What Every 3rd/4th Grader Needs to Know

I tutor Math. Kids struggle in upper grades, often for no other reason than someone dropped the ball in the lower grades. Math is cumulative. It builds on what you learned the year before. Therefore, every child I meet hears me talk about times tables and how to learn them easily. Here's my speech: How many of you have a tv? Good - most of you. Ok, how many of you have a tv with a remote control? Ok. On your remote control is a button called mute M-U-T-E. At my house we call it the "shut up button." (Those commercials are loud!) Here's what I want you to do. Put your flashcards on the table, next to the remote. You're sitting there watching iCarly, and a commercial comes on. Pick up the remote, mute the sound, and flip through your flash cards during the commercial, about 2 or 3 minutes. Oh look, the show's back on. Set your cards down, turn the sound back up, watch iCarly. Next commercial, do it again. If you will go through your flash cards every time there is a commercial on, I promise that you will know them all within 2 weeks. (end of speech) I used flashcards to memorize various formulae for a test. I flipped through them when I was at a red light, at a basketball game (when my son was on the bench) or in line at the post office. We're not talking higher level thinking, just memorizing. Times tables flashcards are about $2 at Walmart in the book & magazine section, but I saw some in the $1 section of Target last week. I may go buy up every pack they have so I can hand them out.

Jul 3, 2010

Glitz vs Natural

There are two categories of children's beauty pageants: glitz and natural. The glitz pageants don't pretend to be normal, uh, I mean natural. Makeup, big hair, fake lashes, fake teeth, rhinestones, and all the rest really take "playing dress up" to an extreme. Natural pageants are more toned down. They only wear enough makeup to look good without looking made up. What? Yeah, the natural contestants wear makeup. Maybe skip the flipper, but don't kid yourself. I wouldn't compete with a just-washed face.

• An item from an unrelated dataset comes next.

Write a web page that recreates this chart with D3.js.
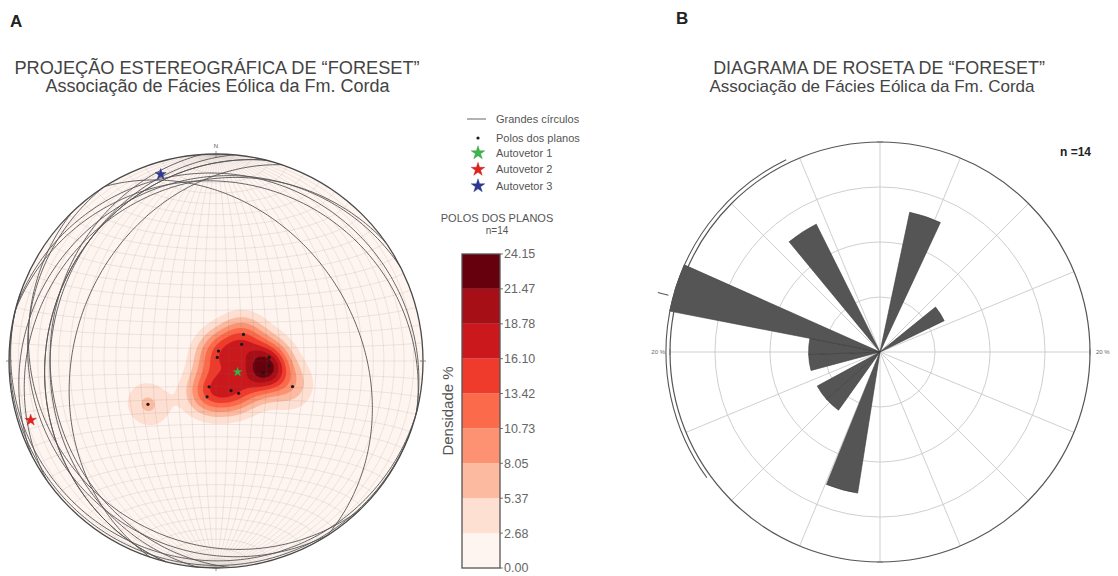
<!DOCTYPE html>
<html>
<head>
<meta charset="utf-8">
<script src="https://cdn.jsdelivr.net/npm/d3@7"></script>
<style>
  body { margin: 0; background: #fff; }
  svg { display: block; }
  text { font-family: "Liberation Sans", Arial, Helvetica, sans-serif; }
</style>
</head>
<body>
<svg id="chart" width="1118" height="576"></svg>
<script>
// ---- Poles to foreset planes (lower hemisphere), degrees ----
const poleTrend  = [46, 57, 14, 19, 86, 95, 104, 104, 195, 194, 153, 145, 108.5, 237.5];
const polePlunge = [75, 78, 86, 88.5, 69, 69, 71, 71, 79.5, 75.5, 77, 74.5, 58, 58];

// ---- Eigenvectors of the orientation tensor ----
const eigenLabels = ["Autovetor 1", "Autovetor 2", "Autovetor 3"];
const eigenTrend  = [117, 252.3, 343.5];
const eigenPlunge = [80.5, 6.7, 6.6];
const eigenColors = ["#3db54a", "#e3211c", "#2b3896"];

// ---- Density scale (% per 1% area) ----
const densityTicks = [0.00, 2.68, 5.37, 8.05, 10.73, 13.42, 16.10, 18.78, 21.47, 24.15];
const densityLabels = ["0.00", "2.68", "5.37", "8.05", "10.73", "13.42", "16.10", "18.78", "21.47", "24.15"];

// ---- Rose diagram of dip directions ----
const roseStart = [12, 51, 189, 215.5, 228.5, 255, 268, 281, 320.5];
const roseCount = [2, 1, 2, 1, 1, 1, 1, 3, 2];
const roseBinWidth = 13;
const roseN = 14;
const roseRings = [5.5, 11, 16.5];
const roseMax = 21;
const roseMeanDir = 285;
const roseSpread = [234, 334];

const svg = d3.select("#chart");
const rad = Math.PI / 180;

// ================= A: stereonet =================
const cx = 216, cy = 361, R = 207;
const proj = d3.geoAzimuthalEqualArea()
  .scale(R / Math.SQRT2).translate([cx, cy]).clipAngle(90).precision(0.1);
const geoPath = d3.geoPath(proj);

function lineToLonLat(t, p) {
  const tr = t * rad, pr = p * rad;
  const lat = Math.asin(Math.cos(pr) * Math.cos(tr));
  const lon = Math.atan2(Math.cos(pr) * Math.sin(tr), Math.sin(pr));
  return [lon / rad, lat / rad];
}
function toVec([lon, lat]) {
  const l = lon * rad, f = lat * rad;
  return [Math.cos(f) * Math.cos(l), Math.cos(f) * Math.sin(l), Math.sin(f)];
}

const poles = poleTrend.map((t, i) => lineToLonLat(t, polePlunge[i]));
const poleVecs = poles.map(toVec);

svg.append("defs").append("clipPath").attr("id", "net")
  .append("circle").attr("cx", cx).attr("cy", cy).attr("r", R);

const bandColors = d3.schemeReds[9];
const net = svg.append("g");
net.append("circle").attr("cx", cx).attr("cy", cy).attr("r", R).attr("fill", bandColors[0]);

// density grid: spherical Gaussian smoothing of axial data
const sigma = 6.5;
const kern = th => Math.exp(-(th * th) / (2 * sigma * sigma));
const step = 1.5, pad = 3;
const gx0 = cx - R - pad, gy0 = cy - R - pad;
const n = Math.ceil(2 * (R + pad) / step) + 1;
const vals = new Array(n * n).fill(0);
let vmax = 0;
for (let j = 0; j < n; j++) {
  for (let i = 0; i < n; i++) {
    const px = gx0 + i * step, py = gy0 + j * step;
    const dx = px - cx, dy = py - cy;
    if (dx * dx + dy * dy > (R + pad) * (R + pad)) continue;
    const ll = proj.invert([px, py]);
    if (!ll || isNaN(ll[0])) continue;
    const v = toVec(ll);
    let s = 0;
    for (const q of poleVecs) {
      const d = Math.min(1, Math.abs(v[0] * q[0] + v[1] * q[1] + v[2] * q[2]));
      s += kern(Math.acos(d) / rad);
    }
    vals[j * n + i] = s;
    if (s > vmax) vmax = s;
  }
}
const norm = densityTicks[densityTicks.length - 1] / vmax;
for (let k = 0; k < vals.length; k++) vals[k] *= norm;

const levels = densityTicks.slice(1, -1);
const contours = d3.contours().size([n, n]).thresholds(levels)(vals);
const gridPath = d3.geoPath(d3.geoIdentity().scale(step).translate([gx0 - step / 2, gy0 - step / 2]));
net.append("g").attr("clip-path", "url(#net)")
  .selectAll("path").data(contours).join("path")
  .attr("d", gridPath)
  .attr("fill", d => bandColors[levels.indexOf(d.value) + 1]);

// Schmidt net graticule (5 degrees)
const gratLines = [];
d3.range(-85, 90, 5).forEach(lon => gratLines.push({ type: "LineString", coordinates: d3.range(-90, 90.5, 1).map(lat => [lon, lat]) }));
d3.range(-85, 90, 5).forEach(lat => gratLines.push({ type: "LineString", coordinates: d3.range(-90, 90.5, 1).map(lon => [lon, lat]) }));
net.append("g").selectAll("path").data(gratLines).join("path")
  .attr("d", geoPath).attr("fill", "none")
  .attr("stroke", "#7d6a6a").attr("stroke-opacity", 0.2).attr("stroke-width", 0.7);

// great circles of the planes
const gc = poles.map(p => ({ type: "LineString", coordinates: d3.geoCircle().center(p).radius(90).precision(1)().coordinates[0] }));
net.append("g").selectAll("path").data(gc).join("path")
  .attr("d", geoPath).attr("fill", "none")
  .attr("stroke", "#555").attr("stroke-width", 0.9);

// primitive circle + ticks
net.append("circle").attr("cx", cx).attr("cy", cy).attr("r", R)
  .attr("fill", "none").attr("stroke", "#4a4a4a").attr("stroke-width", 1.3);
[[0, -1], [1, 0], [0, 1], [-1, 0]].forEach(([ux, uy]) => {
  net.append("line")
    .attr("x1", cx + ux * (R - 3)).attr("y1", cy + uy * (R - 3))
    .attr("x2", cx + ux * (R + 3)).attr("y2", cy + uy * (R + 3))
    .attr("stroke", "#777").attr("stroke-width", 0.8);
});
net.append("text").attr("x", cx).attr("y", cy - R - 6).attr("text-anchor", "middle")
  .attr("font-size", 6).attr("fill", "#555").text("N");

// poles
net.append("g").selectAll("circle").data(poles).join("circle")
  .attr("cx", d => proj(d)[0]).attr("cy", d => proj(d)[1]).attr("r", 1.6).attr("fill", "#1a1a1a");

// eigenvectors
const starSizes = [28, 42, 38];
eigenTrend.forEach((t, i) => {
  const p = proj(lineToLonLat(t, eigenPlunge[i]));
  net.append("path").attr("d", d3.symbol(d3.symbolStar, starSizes[i])())
    .attr("transform", `translate(${p[0]},${p[1]})`)
    .attr("fill", eigenColors[i]).attr("stroke", d3.color(eigenColors[i]).darker(0.6)).attr("stroke-width", 0.4);
});

// titles
svg.append("text").attr("x", 10).attr("y", 27).attr("font-size", 17).attr("font-weight", "bold").attr("fill", "#222").text("A");
svg.append("text").attr("x", 217).attr("y", 74).attr("text-anchor", "middle").attr("font-size", 18.2).attr("fill", "#444")
  .text("PROJEÇÃO ESTEREOGRÁFICA DE \u201CFORESET\u201D");
svg.append("text").attr("x", 217.5).attr("y", 92).attr("text-anchor", "middle").attr("font-size", 18).attr("fill", "#444")
  .text("Associação de Fácies Eólica da Fm. Corda");

// legend
const lg = svg.append("g").attr("font-size", 11).attr("fill", "#555");
lg.append("line").attr("x1", 467).attr("x2", 486).attr("y1", 119).attr("y2", 119).attr("stroke", "#555").attr("stroke-width", 0.9);
lg.append("text").attr("x", 496).attr("y", 119).attr("dy", "0.35em").text("Grandes círculos");
lg.append("circle").attr("cx", 478).attr("cy", 138).attr("r", 1.6).attr("fill", "#1a1a1a");
lg.append("text").attr("x", 496).attr("y", 138).attr("dy", "0.35em").text("Polos dos planos");
eigenLabels.forEach((lab, i) => {
  const y = 153 + i * 16.5;
  lg.append("path").attr("d", d3.symbol(d3.symbolStar, 58)())
    .attr("transform", `translate(478,${y})`)
    .attr("fill", eigenColors[i]).attr("stroke", d3.color(eigenColors[i]).darker(0.6)).attr("stroke-width", 0.4);
  lg.append("text").attr("x", 496).attr("y", y).attr("dy", "0.35em").text(lab);
});

// colour bar
svg.append("text").attr("x", 497).attr("y", 222).attr("text-anchor", "middle").attr("font-size", 11).attr("fill", "#555").text("POLOS DOS PLANOS");
svg.append("text").attr("x", 497).attr("y", 234).attr("text-anchor", "middle").attr("font-size", 10).attr("fill", "#555").text("n=14");
const cbX = 462, cbW = 38;
const cbY = d3.scaleLinear().domain([0, densityTicks[densityTicks.length - 1]]).range([568, 254]);
const cb = svg.append("g");
cb.selectAll("rect").data(d3.range(9)).join("rect")
  .attr("x", cbX).attr("width", cbW)
  .attr("y", i => cbY(densityTicks[i + 1])).attr("height", i => cbY(densityTicks[i]) - cbY(densityTicks[i + 1]))
  .attr("fill", i => bandColors[i]);
cb.append("rect").attr("x", cbX).attr("y", cbY.range()[1]).attr("width", cbW).attr("height", cbY.range()[0] - cbY.range()[1])
  .attr("fill", "none").attr("stroke", "#555").attr("stroke-width", 1.3);
cb.selectAll("line.t").data(densityTicks).join("line")
  .attr("x1", cbX + cbW).attr("x2", cbX + cbW + 3).attr("y1", d => cbY(d)).attr("y2", d => cbY(d))
  .attr("stroke", "#555").attr("stroke-width", 0.8);
cb.selectAll("text").data(densityTicks).join("text")
  .attr("x", cbX + cbW + 4).attr("y", d => cbY(d)).attr("dy", "0.35em")
  .attr("font-size", 12.5).attr("fill", "#666").text((d, i) => densityLabels[i]);
svg.append("text").attr("transform", "translate(453,411) rotate(-90)").attr("text-anchor", "middle")
  .attr("font-size", 15).attr("fill", "#555").text("Densidade %");

// ================= B: rose diagram =================
const rc = [880, 352];
const rScale = d3.scaleLinear().domain([0, roseMax]).range([0, 210]);
const rose = svg.append("g").attr("transform", `translate(${rc[0]},${rc[1]})`);

rose.selectAll("circle.ring").data(roseRings).join("circle")
  .attr("r", d => rScale(d)).attr("fill", "none").attr("stroke", "#c9c9c9").attr("stroke-width", 0.9);
rose.selectAll("line.spoke").data(d3.range(0, 360, 22.5)).join("line")
  .attr("x1", 0).attr("y1", 0)
  .attr("x2", d => rScale(roseMax) * Math.sin(d * rad))
  .attr("y2", d => -rScale(roseMax) * Math.cos(d * rad))
  .attr("stroke", "#c9c9c9").attr("stroke-width", 0.9);

const petal = d3.arc().innerRadius(0);
rose.selectAll("path.petal").data(roseStart.map((s, i) => ({ s, c: roseCount[i] }))).join("path")
  .attr("d", d => petal({ outerRadius: rScale(d.c / roseN * 100), startAngle: d.s * rad, endAngle: (d.s + roseBinWidth) * rad }))
  .attr("fill", "#555").attr("stroke", "#3a3a3a").attr("stroke-width", 0.6);

rose.append("circle").attr("r", rScale(roseMax)).attr("fill", "none").attr("stroke", "#555").attr("stroke-width", 1.2);
rose.append("path")
  .attr("d", d3.arc()({ innerRadius: rScale(roseMax) + 4, outerRadius: rScale(roseMax) + 4, startAngle: roseSpread[0] * rad, endAngle: roseSpread[1] * rad }))
  .attr("fill", "none").attr("stroke", "#555").attr("stroke-width", 1.1);
rose.append("line")
  .attr("x1", (rScale(roseMax) + 9) * Math.sin(roseMeanDir * rad)).attr("y1", -(rScale(roseMax) + 9) * Math.cos(roseMeanDir * rad))
  .attr("x2", (rScale(roseMax) + 20) * Math.sin(roseMeanDir * rad)).attr("y2", -(rScale(roseMax) + 20) * Math.cos(roseMeanDir * rad))
  .attr("stroke", "#555").attr("stroke-width", 1.1);
[[0, -1], [0, 1], [1, 0], [-1, 0]].forEach(([ux, uy]) => {
  const r0 = rScale(roseMax);
  rose.append("line").attr("x1", ux * r0 - uy * 3).attr("y1", uy * r0 - ux * 3)
    .attr("x2", ux * r0 + uy * 3).attr("y2", uy * r0 + ux * 3)
    .attr("stroke", "#666").attr("stroke-width", 0.8);
});
rose.append("text").attr("x", -rScale(roseMax) - 5).attr("y", 0).attr("dy", "0.35em").attr("text-anchor", "end")
  .attr("font-size", 6).attr("fill", "#666").text("20 %");
rose.append("text").attr("x", rScale(roseMax) + 6).attr("y", 0).attr("dy", "0.35em")
  .attr("font-size", 6).attr("fill", "#666").text("20 %");

svg.append("text").attr("x", 1060).attr("y", 156).attr("font-size", 12).attr("font-weight", "bold").attr("fill", "#222").text("n =14");
svg.append("text").attr("x", 676).attr("y", 24).attr("font-size", 17).attr("font-weight", "bold").attr("fill", "#222").text("B");
svg.append("text").attr("x", 879).attr("y", 74).attr("text-anchor", "middle").attr("font-size", 17.9).attr("fill", "#444")
  .text("DIAGRAMA DE ROSETA DE \u201CFORESET\u201D");
svg.append("text").attr("x", 872).attr("y", 92).attr("text-anchor", "middle").attr("font-size", 17).attr("fill", "#444")
  .text("Associação de Fácies Eólica da Fm. Corda");
</script>
</body>
</html>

They'd laugh me out the door with my "last place" ribbon. The only question then, is, how much can I get away with? Afterall, I don't take out the trash without wearing my eyeliner, so a "just-washed face" is downright indecent to me. My gray hairs don't bother me (I've earned every one of them!), but some things (like my eyes and lips) just need a little help. And I'm not too proud to admit it.